Demikian tahapan-tahapan/langkah-langkah TPK dari mulai awal, yaitu kesiapan TPK melaksanakan pekerjaan, selanjutnya proses mendapatkan penyedia jasa untuk melaksanakan pekerjaan sampai dengan selesainya pekerjaan yaitu laporan hasil pekerjaan dari TPK ke Kepala Desa, tahapan-tahapan/langkah-langkah Pengadaan Barang/Jasa ini sesuai dan berdasarkan Perka LKPP nomor 13/2013 tentang Pedoman Tata Cara Pengadaan Barang Jasa Pemerintah di Desa sementara untuk proses pembayaran pekerjaan harus berdasarkan Peraturan Menteri Dalam Negeri Republik Indonesia Nomor 113 Tahun 2014 Tentang Pengelolaan Keuangan Desa.

SWAKELOLA ATAU PENYEDIA JASA (PIHAK KETIGA)???

SWAKELOLA ATAU PENYEDIA JASA (PIHAK KETIGA)???

Di artikel ini yang dibahas hanya tentang pekerjaan konstruksi yang akan dilaksanakan melalui Swakelola Atau Penyedia Jasa (Pihak Ketiga).

 Pasal 4 Perka LKPP nomor 13/2013 ttg Pedoman Tata Cara Pengadaan Barang Jasa Pemerintah di Desa berbunyi “Pengadaan Barang/Jasa di Desa PADA PRINSIPNYA dilakukan SECARA SWAKELOLA dengan memaksimalkan penggunaan material/bahan dari wilayah setempat, dilaksanakan secara gotong royong dengan melibatkan partisipasi masyarakat setempat, untuk memperluas kesempatan kerja, dan pemberdayaan masyarakat setempat”.

Sementara pada Pasal 5 Perka LKPP nomor 13/2013 ttg Pedoman Tata Cara Pengadaan Barang Jasa Pemerintah di Desa berbunyi “Pengadaan Barang/Jasa di Desa sebagaimana dimaksud dalam Pasal 4 yang TIDAK DAPAT dilaksanakan secara Swakelola, baik sebagian maupun keseluruhan, DAPAT dilaksanakan oleh PENYEDIA BARANG/JASA yang dianggap mampu.

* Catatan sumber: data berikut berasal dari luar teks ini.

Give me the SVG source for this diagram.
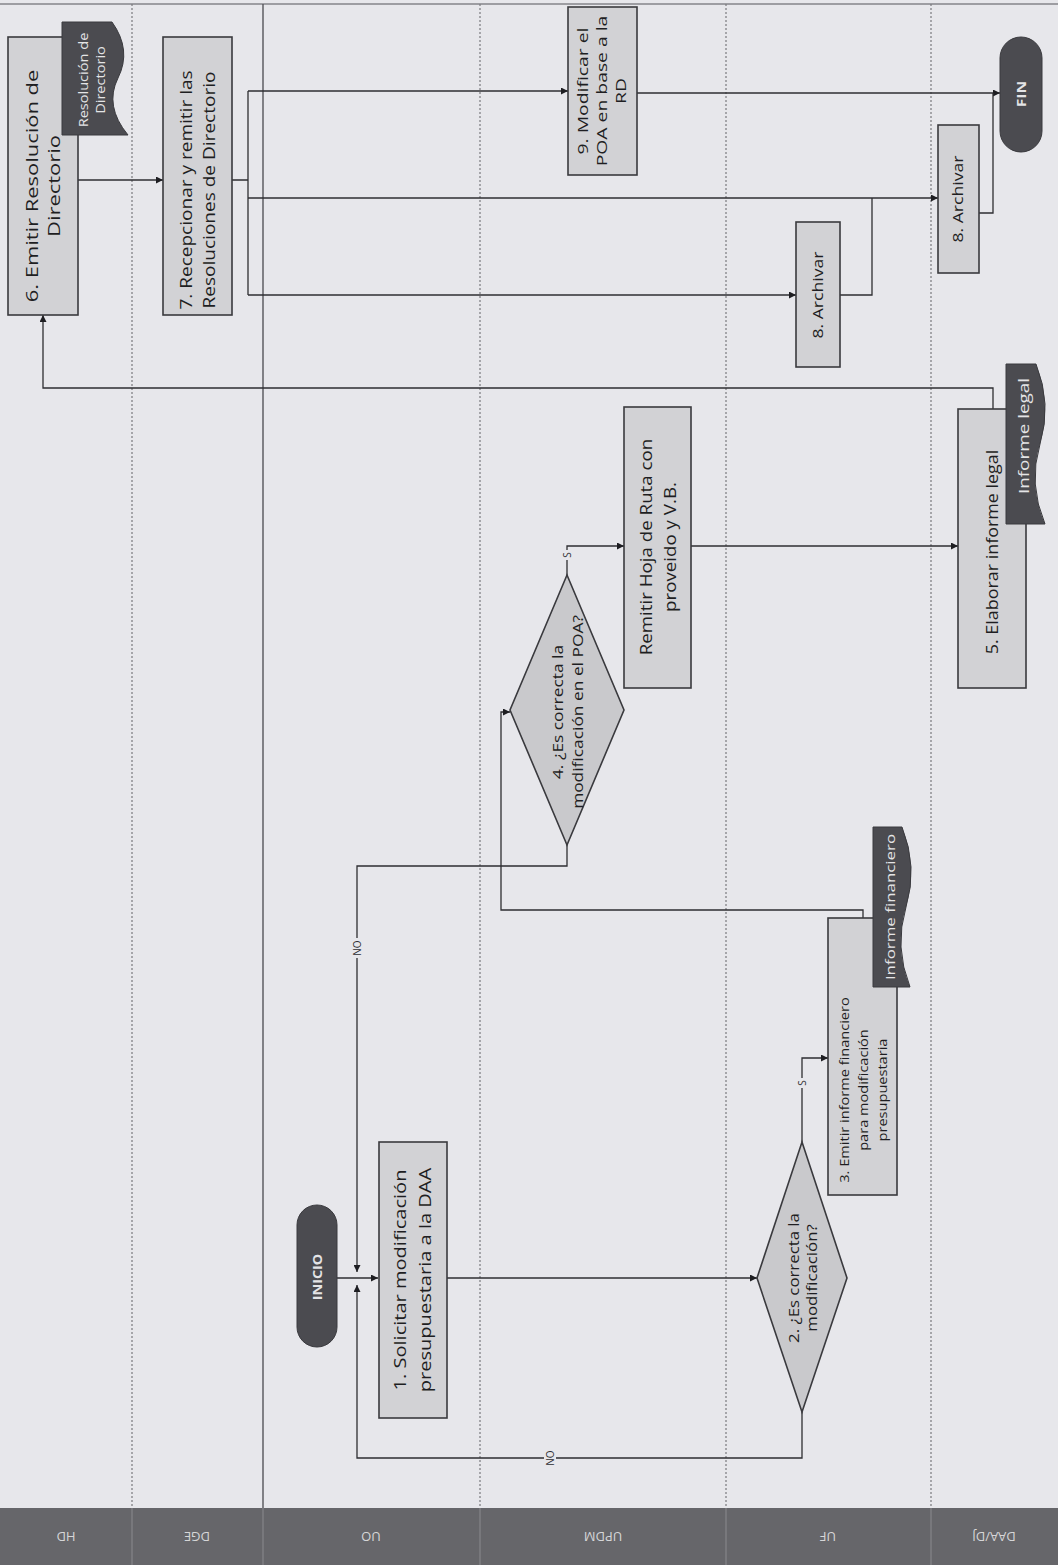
<svg xmlns="http://www.w3.org/2000/svg" width="1058" height="1565" viewBox="0 0 1058 1565">
<style>
  .bg{fill:#e7e7eb}
  .lane{stroke:#7a7a7e;stroke-width:1.2;stroke-dasharray:2 2;fill:none}
  .lane-solid{stroke:#55555a;stroke-width:1.4;fill:none}
  .hdr{fill:#66666a}
  .hdrline{stroke:#8a8a8e;stroke-width:1}
  .hdrtxt{font-family:"Open Sans","Liberation Sans",sans-serif;font-size:13px;fill:#d6d6d8}
  .box{fill:#d2d2d5;stroke:#3a3a3e;stroke-width:1.6}
  .dia{fill:#c9c9cc;stroke:#3a3a3e;stroke-width:1.6}
  .dark{fill:#4b4b50;stroke:#3a3a3e;stroke-width:1}
  .t{font-family:"Open Sans","Liberation Sans",sans-serif;fill:#1e1e22;text-anchor:middle}
  .tw{font-family:"Open Sans","Liberation Sans",sans-serif;fill:#e4e4e6;text-anchor:middle}
  .conn{fill:none;stroke:#2e2e32;stroke-width:1.3}
  .lbl{font-family:"Open Sans","Liberation Sans",sans-serif;font-size:10px;fill:#2e2e32;text-anchor:middle}
</style>
<defs>
  <marker id="arr" viewBox="0 0 10 10" refX="10" refY="5" markerWidth="7" markerHeight="7" orient="auto" markerUnits="userSpaceOnUse">
    <path d="M0,0 L10,5 L0,10 Z" fill="#1e1e22"/>
  </marker>
</defs>

<rect class="bg" x="0" y="0" width="1058" height="1565"/>
<line x1="0" y1="4" x2="1058" y2="4" stroke="#55555a" stroke-width="1.2"/>

<g id="lanes">
  <line class="lane" x1="132" y1="4" x2="132" y2="1508"/>
  <line class="lane-solid" x1="263" y1="4" x2="263" y2="1508"/>
  <line class="lane" x1="480" y1="4" x2="480" y2="1508"/>
  <line class="lane" x1="726" y1="4" x2="726" y2="1508"/>
  <line class="lane" x1="931" y1="4" x2="931" y2="1508"/>
  <rect class="hdr" x="0" y="1508" width="1058" height="57"/>
  <line class="hdrline" x1="132" y1="1508" x2="132" y2="1565"/>
  <line class="hdrline" x1="263" y1="1508" x2="263" y2="1565"/>
  <line class="hdrline" x1="480" y1="1508" x2="480" y2="1565"/>
  <line class="hdrline" x1="726" y1="1508" x2="726" y2="1565"/>
  <line class="hdrline" x1="931" y1="1508" x2="931" y2="1565"/>
  <text class="hdrtxt" text-anchor="middle" dominant-baseline="central" transform="translate(66,1537) rotate(180)">HD</text>
  <text class="hdrtxt" text-anchor="middle" dominant-baseline="central" transform="translate(197,1537) rotate(180)">DGE</text>
  <text class="hdrtxt" text-anchor="middle" dominant-baseline="central" transform="translate(371,1537) rotate(180)">UO</text>
  <text class="hdrtxt" text-anchor="middle" dominant-baseline="central" transform="translate(603,1537) rotate(180)">UPDM</text>
  <text class="hdrtxt" text-anchor="middle" dominant-baseline="central" transform="translate(828,1537) rotate(180)">UF</text>
  <text class="hdrtxt" text-anchor="middle" dominant-baseline="central" transform="translate(994,1537) rotate(180)">DAA/DJ</text>
</g>

<g id="connectors">
  <path class="conn" d="M337,1278 H378" marker-end="url(#arr)"/>
  <path class="conn" d="M447,1278 H757" marker-end="url(#arr)"/>
  <path class="conn" d="M802,1142 V1058 H828" marker-end="url(#arr)"/>
  <path class="conn" d="M802,1412 V1458 H357 V1285" marker-end="url(#arr)"/>
  <path class="conn" d="M863,918 V910 H501 V712 H510" marker-end="url(#arr)"/>
  <path class="conn" d="M567,845 V866 H357 V1272" marker-end="url(#arr)"/>
  <path class="conn" d="M567,575 V546 H624" marker-end="url(#arr)"/>
  <path class="conn" d="M691,546 H958" marker-end="url(#arr)"/>
  <path class="conn" d="M993,409 V388 H43 V315" marker-end="url(#arr)"/>
  <path class="conn" d="M78,180 H163" marker-end="url(#arr)"/>
  <path class="conn" d="M232,180 H248 M248,91 V295"/>
  <path class="conn" d="M248,91 H568" marker-end="url(#arr)"/>
  <path class="conn" d="M248,295 H796" marker-end="url(#arr)"/>
  <path class="conn" d="M248,198 H938" marker-end="url(#arr)"/>
  <path class="conn" d="M840,295 H872 V198"/>
  <path class="conn" d="M637,93 H1000" marker-end="url(#arr)"/>
  <path class="conn" d="M979,213 H993 V93"/>
  <rect x="796" y="1078" width="12" height="10" fill="#e7e7eb"/>
  <text class="lbl" dominant-baseline="central" transform="translate(802,1083) rotate(-90)">S</text>
  <rect x="561" y="550" width="12" height="10" fill="#e7e7eb"/>
  <text class="lbl" dominant-baseline="central" transform="translate(567,555) rotate(-90)">S</text>
  <rect x="351" y="938" width="12" height="20" fill="#e7e7eb"/>
  <text class="lbl" dominant-baseline="central" transform="translate(357,948) rotate(-90)">NO</text>
  <rect x="544" y="1448" width="12" height="20" fill="#e7e7eb"/>
  <text class="lbl" dominant-baseline="central" transform="translate(550,1458) rotate(-90)">NO</text>
</g>

<g id="inicio">
  <rect class="dark" x="297" y="1205" width="40" height="142" rx="20" ry="20"/>
  <text class="tw" font-size="12" font-weight="bold" dominant-baseline="central" transform="translate(317,1277) rotate(-90) scale(1.2,1)">INICIO</text>
</g>

<g id="n1">
  <rect class="box" x="379" y="1142" width="68" height="276"/>
  <text class="t" font-size="17" transform="translate(413,1280) rotate(-90) scale(1.18,1)"><tspan x="0" y="-7">1. Solicitar modificación</tspan><tspan x="0" y="18">presupuestaria a la DAA</tspan></text>
</g>

<g id="n2">
  <polygon class="dia" points="802,1142 847,1278 802,1412 757,1278"/>
  <text class="t" font-size="14" transform="translate(802,1278) rotate(-90) scale(1.2,1)"><tspan x="0" y="-3">2. ¿Es correcta la</tspan><tspan x="0" y="15">modificación?</tspan></text>
</g>

<g id="n3">
  <rect class="box" x="828" y="918" width="69" height="277"/>
  <text class="t" font-size="13" transform="translate(862,1090) rotate(-90) scale(1.12,1)"><tspan x="0" y="-13">3. Emitir informe financiero</tspan><tspan x="0" y="6">para modificación</tspan><tspan x="0" y="25">presupuestaria</tspan></text>
</g>

<g id="doc-financiero">
  <path class="dark" d="M873,827 H902 Q918,867 906,907 T910,987 H873 Z"/>
  <text class="tw" font-size="13" dominant-baseline="central" transform="translate(890,907) rotate(-90) scale(1.3,1)">Informe financiero</text>
</g>

<g id="n4">
  <polygon class="dia" points="567,575 624,710 567,845 510,710"/>
  <text class="t" font-size="14" transform="translate(567,712) rotate(-90) scale(1.24,1)"><tspan x="0" y="-4">4. ¿Es correcta la</tspan><tspan x="0" y="16">modificación en el POA?</tspan></text>
</g>

<g id="remitir">
  <rect class="box" x="624" y="407" width="67" height="281"/>
  <text class="t" font-size="16" transform="translate(658,547) rotate(-90) scale(1.17,1)"><tspan x="0" y="-6">Remitir Hoja de Ruta con</tspan><tspan x="0" y="18">proveido y V.B.</tspan></text>
</g>

<g id="n5">
  <rect class="box" x="958" y="409" width="68" height="279"/>
  <text class="t" font-size="16" dominant-baseline="central" transform="translate(992,552) rotate(-90) scale(1.12,1)">5. Elaborar informe legal</text>
</g>

<g id="doc-legal">
  <path class="dark" d="M1006,364 H1036 Q1052,404 1040,444 T1045,524 H1006 Z"/>
  <text class="tw" font-size="14" dominant-baseline="central" transform="translate(1024,436) rotate(-90) scale(1.35,1)">Informe legal</text>
</g>

<g id="n6">
  <rect class="box" x="8" y="37" width="70" height="278"/>
  <text class="t" font-size="17" transform="translate(44,186) rotate(-90) scale(1.29,1)"><tspan x="0" y="-6">6. Emitir Resolución de</tspan><tspan x="0" y="16">Directorio</tspan></text>
</g>

<g id="doc-resolucion">
  <path class="dark" d="M62,22 H112 Q132,50 118,78 T128,135 H62 Z"/>
  <text class="tw" font-size="13" transform="translate(91,80) rotate(-90) scale(1.12,1)"><tspan x="0" y="-3">Resolución de</tspan><tspan x="0" y="14">Directorio</tspan></text>
</g>

<g id="n7">
  <rect class="box" x="163" y="37" width="69" height="278"/>
  <text class="t" font-size="16" transform="translate(198,190) rotate(-90) scale(1.19,1)"><tspan x="0" y="-6">7. Recepcionar y remitir las</tspan><tspan x="0" y="17">Resoluciones de Directorio</tspan></text>
</g>

<g id="n9">
  <rect class="box" x="568" y="7" width="69" height="168"/>
  <text class="t" font-size="15" transform="translate(602,91) rotate(-90) scale(1.29,1)"><tspan x="0" y="-14">9. Modificar el</tspan><tspan x="0" y="5">POA en base a la</tspan><tspan x="0" y="24">RD</tspan></text>
</g>

<g id="n8a">
  <rect class="box" x="796" y="222" width="44" height="145"/>
  <text class="t" font-size="14" dominant-baseline="central" transform="translate(818,295) rotate(-90) scale(1.26,1)">8. Archivar</text>
</g>

<g id="n8b">
  <rect class="box" x="938" y="125" width="41" height="148"/>
  <text class="t" font-size="14" dominant-baseline="central" transform="translate(958,199) rotate(-90) scale(1.26,1)">8. Archivar</text>
</g>

<g id="fin">
  <rect class="dark" x="1000" y="37" width="42" height="115" rx="21" ry="21"/>
  <text class="tw" font-size="12" font-weight="bold" dominant-baseline="central" transform="translate(1021,94) rotate(-90) scale(1.3,1)">FIN</text>
</g>
</svg>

Hal ini dipertegas lagi di Bab II lampiran Perka tersebut pada ketentuan umum angka 2 yaitu kriteria PEKERJAAN KONSTRUKSI TIDAK SEDERHANA yang membutuhkan TENAGA AHLI dan/atau PERALATAN BERAT, TIDAK DAPAT dilaksanakan cara Swakelola. Dari penjelasan diatas diperoleh gambaran pekerjaan melalui Swakelola, kriterianya adalah PEKERJAAN KONSTRUKSI SEDERHANA dan bila melalui Penyedia Jasa (Pihak Ketiga) kriterianya adalah PEKERJAAN KONSTRUKSI TIDAK SEDERHANA

PEKERJAAN KONSTRUKSI SEDERHANA

Definisi Pekerjaan Konstruksi Sederhana menurut Peraturan Pemerintah Republik Indonesia Nomor 4 Tahun 2010 Tentang Perubahan Atas Peraturan Pemerintah Nomor 28 Tahun 2000 Tentang Usaha Dan Peran Masyarakat Jasa Konstruksi Pasal 9 ayat (2) berbunyi Usaha orang perseorangan selaku pelaksana konstruksi hanya dapat melaksanakan pekerjaan konstruksi yang berisiko kecil, berteknologi sederhana, dan dengan biaya kecil”. Kemudian di Pasal 10 ayat (1) huruf a menjelaskan Kriteria risiko pada pekerjaan konstruksi sebagaimana dimaksud dalam Pasal 9 terdiri dari :

  1. kriteria risiko kecil mencakup pekerjaan konstruksi yang pelaksanaannya tidak membahayakan keselamatan umum dan harta benda;

 Selanjutnya di Pasal 10 ayat (2) huruf a menyebutkan Kriteria penggunaan teknologi pada pekerjaan konstruksi sebagaimana dimaksud dalam Pasal 9 terdiri dari :

  1. kriteria teknologi sederhana mencakup pekerjaan konstruksi yang menggunakan alat kerja sederhana dan tidak memerlukan tenaga ahli;

 

Contoh Pekerjaan Konstruksi Sederhana

Perka LKPP nomor 13/2013 ttg Pedoman Tata Cara Pengadaan Barang Jasa Pemerintah di Desa tidak secara detail menjelaskan kriteria dan contoh-contoh pekerjaan-pekerjaan yang dapat dilaksanakan secara swakelola baik itu Pekerjaan konstruksi sederhana ataupun Pekerjaan pengadaan barang/jasa. Untuk pekerjaan konstruksi sederhana dapat mengacu ke Peraturan Presiden Nomor 54 Tahun 2010 tentang Pengadaan Barang/Jasa Pemerintah sebagai telah diubah dengan Peraturan Presiden Nomor 4 Tahun 2015 tentang Perubahan Keempat Atas Peraturan Presiden Nomor 54 Tahun 2010 tentang Pengadaan Barang/Jasa Pemerintah. Pasal 31 huruf c Perpres 54/2010 tersebut berbunyi “Pengadaan secara swakelola oleh Kelompok Masyarakat Pelaksana Swakelola dilaksanakan dengan  ketentuan sebagai berikut:

  1. pengadaan Pekerjaan Konstruksi hanya dapat berbentuk rehabilitasi, renovasi dan konstruksi sederhana;

Di penjelasan Perpres 54/2010 Pasal 31 huruf c  tersebut menyebutkan yang dimaksud pekerjaan rehabilitasi dan renovasi sederhana antara lain pengecatan dan pembuatan/pengerasan jalan lingkungan.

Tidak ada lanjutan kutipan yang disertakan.